Customer funding (excluding that from government entities) decreased RUB1.7trn in nominal terms (-3.3%), but grew RUB487bn (1%), after adjusting for exchange rate effects. The latter figure comprised inflows of both corporate and retail deposits of RUB249bn (0.9%) and RUB238bn (1.1%), respectively. The biggest FX-adjusted increase of corporate funds was seen in Sberbank (RUB300bn, 4%), Unicredit (RUB154bn, 21%), Promsvyaz (RUB42bn, 7.7%) and CBOM (RUB29bn, 3.6%). At the same time, considerable outflows were reported by VTB Group (RUB82bn, -1.5%), Globex (RUB24bn, - 29%,), Ak Bars (RUB18bn, -8.8%) and Alfa-Bank (RUB36bn, -4.5%). The outflow at Globex was mostly pension money due to the bank not qualifying for a new rating requirement by the Central Bank of Russia (CBR) of maximum two notches below the sovereign. Since the CBR postponed this requirement until October Globex's funding outflows have stopped.
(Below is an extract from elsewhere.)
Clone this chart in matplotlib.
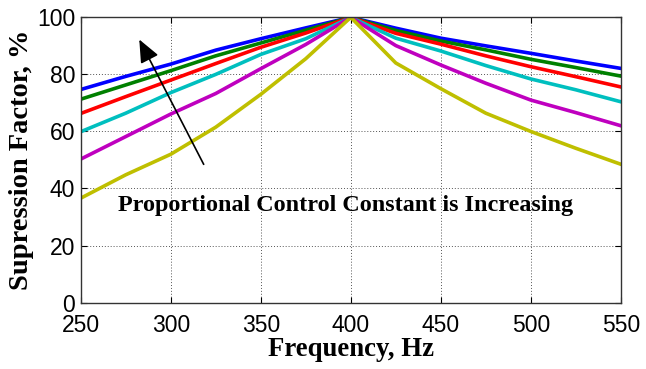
import numpy as np
import matplotlib
matplotlib.use("Agg")
import matplotlib.pyplot as plt

freq = [250, 275, 300, 325, 350, 375, 400, 425, 450, 475, 500, 525, 550]

# suppression factor curves (%)
blue = [74.7, 79.3, 83.6, 88.5, 92.5, 96.3, 100, 96.2, 92.7, 90.0, 87.4, 84.7, 82.1]
green = [71.3, 76.3, 81.3, 86.5, 91.0, 95.5, 100, 95.4, 91.7, 88.6, 85.3, 82.4, 79.4]
red = [66.3, 72.2, 78.0, 83.8, 89.5, 94.5, 100, 94.4, 90.6, 86.5, 82.7, 79.2, 75.6]
cyan = [59.9, 66.4, 73.6, 80.0, 87.0, 92.5, 100, 92.7, 88.2, 83.1, 78.4, 74.6, 70.4]
magenta = [50.3, 58.2, 66.1, 73.3, 82.0, 90.5, 100, 90.1, 83.3, 76.9, 71.0, 66.6, 62.0]
yellow = [36.6, 44.8, 52.0, 61.5, 73.0, 85.5, 100, 84.0, 75.0, 66.4, 60.0, 54.1, 48.5]

series = [blue, green, red, cyan, magenta, yellow]
colors = ['#0000ff', '#008000', '#ff0000', '#00bfbf', '#bf00bf', '#bfbf00']

xticks = [250, 300, 350, 400, 450, 500, 550]
yticks = [0, 20, 40, 60, 80, 100]

fig = plt.figure(figsize=(6.46, 3.69), dpi=100)
ax = fig.add_axes([0.125, 0.180, 0.836, 0.773])

for s, c in zip(series, colors):
    ax.plot(freq, s, color=c, linewidth=2.6)

ax.set_xlim(250, 550)
ax.set_ylim(0, 100)
ax.set_xticks(xticks)
ax.set_yticks(yticks)
ax.grid(True, linestyle=(0, (1, 2)), color='#555555', linewidth=0.7)
ax.tick_params(direction='in', top=True, right=True, length=4, width=0.8,
               labelsize=16.5)
ax.tick_params(axis='x', pad=8)
ax.tick_params(axis='y', pad=4)
for lab in ax.get_xticklabels() + ax.get_yticklabels():
    lab.set_family('Liberation Sans')
for sp in ax.spines.values():
    sp.set_linewidth(1.0)
    sp.set_color('#333333')

ax.set_xlabel('Frequency, Hz', fontsize=19.3, fontweight='bold',
              family='Liberation Serif', labelpad=0)
ax.set_ylabel('Supression Factor, %', fontsize=20.5, fontweight='bold',
              family='Liberation Serif', labelpad=2)

ax.annotate('', xy=(281.8, 93.1), xytext=(319, 47.6),
            arrowprops=dict(arrowstyle='-|>,head_length=1.4,head_width=0.6',
                            color='black', lw=1.2))
ax.text(270.8, 34.0, 'Proportional Control Constant is Increasing',
        fontsize=17.4, fontweight='bold', family='Liberation Serif',
        ha='left', va='center')

fig.savefig('out.png', dpi=100)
State funding nominally decreased by RUB191bn (-3.4%), or by a smaller RUB47bn (-0.9%) net of exchange rate movements. Repayments of RUB327bn to the Finance Ministry and FX repo funding repayments of RUB189bn to CBR were largely offset by RUB193bn of new borrowings from regional and other budgets, an increase of RUB234bn of rouble repo funding from the CBR and receipt of a further RUB42bn from other government entities.
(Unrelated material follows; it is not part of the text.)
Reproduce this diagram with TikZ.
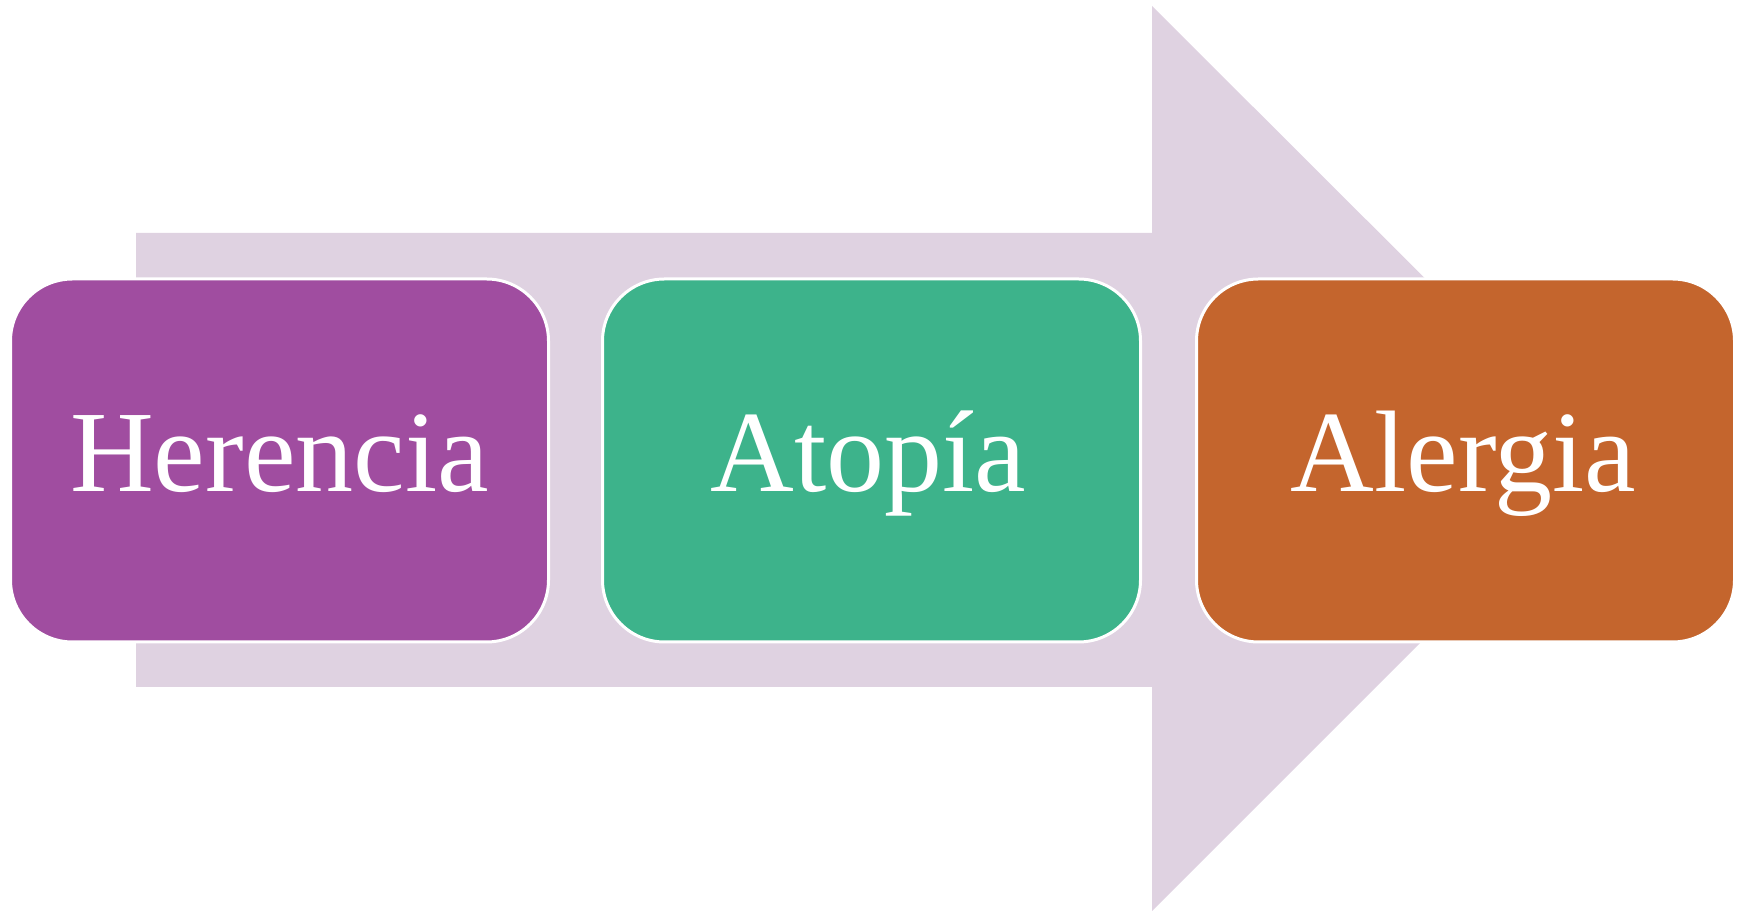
\documentclass[tikz,border=0pt]{standalone}
\usepackage{fontspec}
\setmainfont{Liberation Serif}
\definecolor{bandcol}{HTML}{DFD2E1}
\definecolor{purplebox}{HTML}{A04DA0}
\definecolor{greenbox}{HTML}{3DB38B}
\definecolor{orangebox}{HTML}{C4652D}
\tikzset{
  stagebox/.style={draw=white, line width=3pt, rounded corners=62pt,
    minimum width=538pt, minimum height=363pt, inner sep=0pt},
  stagetext/.style={text=white, anchor=base, inner sep=0pt,
    font=\fontsize{116}{120}\selectfont}
}
\begin{document}
\begin{tikzpicture}[x=1pt,y=1pt]
\useasboundingbox (0,0) rectangle (1746,912);
% big arrow
\fill[bandcol] (136,225) -- (136,679) -- (1152,679) -- (1152,906)
  -- (1605,454) -- (1152,1) -- (1152,225) -- cycle;
% boxes
\node[stagebox, fill=purplebox] (b1) at (279.5,451.5) {};
\node[stagebox, fill=greenbox] (b2) at (871.5,451.5) {};
\node[stagebox, fill=orangebox] (b3) at (1465.5,451.5) {};
\node[stagetext] (t1) at (279.5,420) {Herencia};
\node[stagetext] (t2) at (868.5,420) {Atopía};
\node[stagetext] (t3) at (1463.5,420) {Alergia};
\end{tikzpicture}
\end{document}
The increase in CBR rouble funding was solely due to VTB, as it substituted most of the RUB283bn it repaid to the Finance Ministry. We expect the repayment of the CBR rouble funding to continue, with the sector paying down most of the outstanding amount by end-3Q16 and starting to accumulate excess rouble liquidity. We believe the CBR is concerned about the potential impact on inflation if banks use this liquidity too quickly to issue new loans, and is therefore considering various options to sterilise liquidity (eg. in April-May it reportedly sold sovereign bonds to the banks).
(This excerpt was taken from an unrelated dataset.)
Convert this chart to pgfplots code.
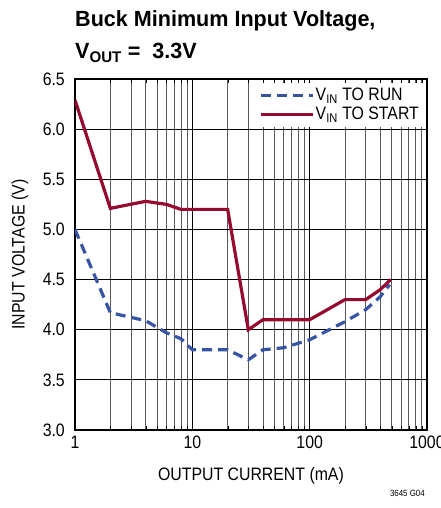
\documentclass[border=0pt]{standalone}
\usepackage{fontspec}
\setmainfont{Liberation Sans}[FakeStretch=0.88]
\newfontfamily\titlefont{Liberation Sans}[FakeStretch=0.98]
\usepackage{pgfplots}
\pgfplotsset{compat=1.18}
\definecolor{runblue}{RGB}{56,84,164}
\definecolor{startred}{RGB}{150,10,45}

\begin{document}
\begin{tikzpicture}
\begin{axis}[
    at={(75pt,78pt)}, anchor=south west,
    scale only axis, width=352pt, height=351pt,
    xmode=log, log basis x=10,
    xmin=1, xmax=1000, ymin=3, ymax=6.5,
    xtick={1,10,100,1000}, xticklabels={1,10,100,1000},
    minor xtick={2,3,4,5,6,7,8,9,20,30,40,50,60,70,80,90,200,300,400,500,600,700,800,900},
    ytick={3,3.5,4,4.5,5,5.5,6,6.5},
    /pgf/number format/assume math mode=true,
    tick label style={font=\fontsize{18}{20}\selectfont},
    xticklabel style={inner sep=2pt, yshift=-4pt},
    yticklabel style={inner sep=2pt, xshift=-8pt,
        /pgf/number format/.cd, fixed, fixed zerofill, precision=1},
    label style={font=\fontsize{18}{20}\selectfont},
    xlabel={OUTPUT CURRENT (mA)},
    ylabel={INPUT VOLTAGE (V)},
    xlabel style={at={(axis description cs:0.5,0)}, anchor=base, yshift=-50pt},
    ylabel style={at={(axis description cs:0,0.5)}, anchor=center, yshift=55pt},
    grid=both,
    major grid style={black, line width=0.8pt},
    minor grid style={black!65, line width=0.8pt},
    major tick length=0pt, minor tick length=4pt,
    tick style={black},
    axis line style={black, line width=1.2pt},
    legend style={at={(0.993,0.99)}, anchor=north east, draw=none, fill=white,
        font=\fontsize{18}{20}\selectfont, row sep=2pt, inner sep=4pt,
        nodes={inner sep=1.5pt}},
    legend cell align=left,
    legend image code/.code={\draw[#1] (0pt,0pt) -- (52pt,0pt);},
]
\addplot[runblue, line width=3.2pt, dash pattern=on 10pt off 6pt] coordinates {
    (1,5.00) (2,4.17) (4,4.09) (6,3.97) (8,3.91) (10,3.80) (20,3.80)
    (30,3.70) (40,3.80) (60,3.82) (100,3.90) (200,4.08) (300,4.20)
    (400,4.33) (480,4.45)
};
\addplot[startred, line width=3.2pt] coordinates {
    (1,6.29) (2,5.21) (4,5.28) (6,5.25) (8,5.20) (20,5.20) (30,4.00)
    (40,4.10) (100,4.10) (200,4.30) (300,4.30) (400,4.40) (490,4.50)
};
\legend{V\textsubscript{IN} TO RUN, V\textsubscript{IN} TO START}
\end{axis}
\node[anchor=base west, inner sep=0pt, font=\fontsize{22}{24}\selectfont\titlefont\bfseries] at (75pt,481pt)
    {Buck Minimum Input Voltage,};
\node[anchor=base west, inner sep=0pt, font=\fontsize{22}{24}\selectfont\titlefont\bfseries] at (75pt,449pt)
    {V\textsubscript{OUT} = \ 3.3V};
\node[anchor=base east, inner sep=0pt, font=\fontsize{9}{10}\selectfont] at (425pt,12pt) {3645 G04};
\pgfresetboundingbox
\path[use as bounding box] (0pt,0pt) rectangle (440pt,508pt);
\end{tikzpicture}
\end{document}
CBR FX funding decreased by USD3bn to USD16bn in March, largely due to repayments by B&N Bank, Russian Standard, Sovcombank and Promsvyaz (each repaid USD0.3bn-USD0.5bn during the month). Almost USD14bn of the remaining outstanding sector FX borrowing from the CBR was utilised by Otkritie, of which about USD11bn was used to buy approximately 74% of the Russian Eurobond issue due in 2030. The unwinding of this transaction in the foreseeable future is unlikely, in our view, as it may the hamper sovereign's borrowing plans, and we expect the FX funding of Otkritie to be rolled over.
The sector reported a RUB12bn net profit in March (1.9% annualised ROAE). Sberbank alone earned RUB41bn (20% ROAE) but also recognised negative RUB17bn adjustments to past years' earnings directly in equity. The rest of the sector, after taking into account negative RUB29bn of adjustments to past years' earnings recorded a loss of RUB58bn (ROAE -9%).
Considerable losses were reported by Alfa-Bank (RUB11bn, -5% of end-February equity, mainly due to currency losses) and Jugra-Bank (impairment-driven RUB23bn, -90%, fully compensated by shareholders' aid). Among retail banks, Home Credit and OTP respectively recorded considerable profits of 2.6% and 1.7% of end-February equity. Tinkoff was marginally above break even, while others (Russian Standard, Orient Express and OTP) lost 1%-5% of end-February equity.
The weighted average capital ratios of the sampled banks improved 30bps-50bps in March, due to the 10% rouble appreciation causing a deflation of FX risk-weighted assets. The core tier 1 ratio (N1.1) increased by 44bps to 8.1% (minimum 4.5%), tier 1 (N1.2) by 46bps to 8.4% (minimum 6%) and total capital ratio (N1.0) by 36bps to 12.4%.
We estimate that current capital buffers (excluding potential future profits) of 48 of the sampled banks (excluding already failed and rescued banks, and those not reporting capital ratios) are sufficient to absorb potential loan losses equal to less than 5% of loans, and six could absorb less than 1%. The latter are VTB24, Leto Bank, Pervobank, MDM, UBRIR and Moscow Industrial bank.